India, the second largest buyer of Russian crude oil, spent up to 2.5 billion euros on purchasing crude oil from Russia in October before new sanctions were imposed on Russian units. India’s expenditure on purchase of Russian oil in October remained at 2.5 billion euros, the same as in September. According to the Center for Research on Energy and Clean Air (CREA), India remained the second largest buyer of Russian fossil fuels after China in October.
On October 22, the US imposed sanctions on Rosneft and Lukoil, Russia’s two largest oil producing companies, to reduce the Kremlin’s resources for financing the Ukraine war. After these sanctions, companies like Reliance Industries, HPCL-Mittal Energy Limited and Mangalore Refinery and Petrochemicals Limited have currently stopped the import of Russian oil. Russia shipped 60 million barrels of crude oil in October, of which Rosneft and Lukoil together contributed 45 million barrels.
India is a big buyer of Russian oil
CREA said in its monthly monitoring report that India remained the second largest buyer of Russian fuel, importing a total of 3.1 billion euros. Crude oil accounted for 81 percent (2.5 billion euros) of India’s total purchases, followed by coal at 11 percent (351 million euros) and oil products at seven percent (222 million euros). India, traditionally dependent on Middle East oil, significantly increased its imports from Russia after the invasion of Ukraine in February 2022.

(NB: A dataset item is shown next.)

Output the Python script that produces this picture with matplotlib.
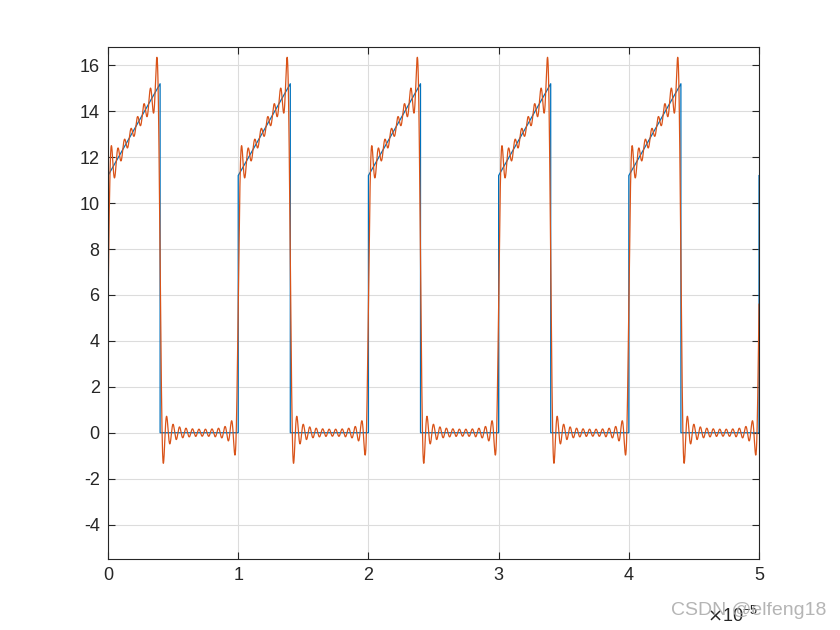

Russian oil became available at huge discounts due to Western sanctions and reduced European demand. As a result, India’s imports of Russian crude oil increased from one percent of its total crude oil imports to almost 40 percent in a short period of time. In September, India spent a total of 3.6 billion euros. This includes 2.5 billion euros on crude oil, 452 million euros on coal and 344 million euros on oil products.
11 percent increase
According to CREA, India’s Russian crude oil imports registered an increase of 11 percent on month-on-month basis in October. While imports from private refineries accounted for more than two-thirds of India’s total imports, state-owned refineries almost doubled the volume of their Russian imports in October on a month-on-month basis. In a notable development, the Rosneft-owned Vadinar refinery (in Gujarat) – now banned by the EU and Britain – increased its output by 90 per cent in October, it said.
Following EU sanctions in July, the refinery is importing crude oil only from Russia. In October, their imports from Russia recorded a 32 percent month-on-month increase, their highest volume since the full-scale invasion. Refinery exports have declined significantly (47 percent compared to the same month last year) to their lowest level since May 2023,
The ban on companies made a difference
CREA said imports from the embargoed countries from six Indian and Turkish refineries that use Russian crude oil declined by eight per cent on a monthly basis in October, but the decline was mainly due to the EU and Britain, which recorded a decline of 9 per cent and 73 per cent respectively on a monthly basis. In contrast, Australia’s imports in October increased by 140 percent to 93 million euros and America’s imports also increased by 17 percent to 126.6 million euros. These two countries have not yet announced a ban on oil products made from Russian crude oil.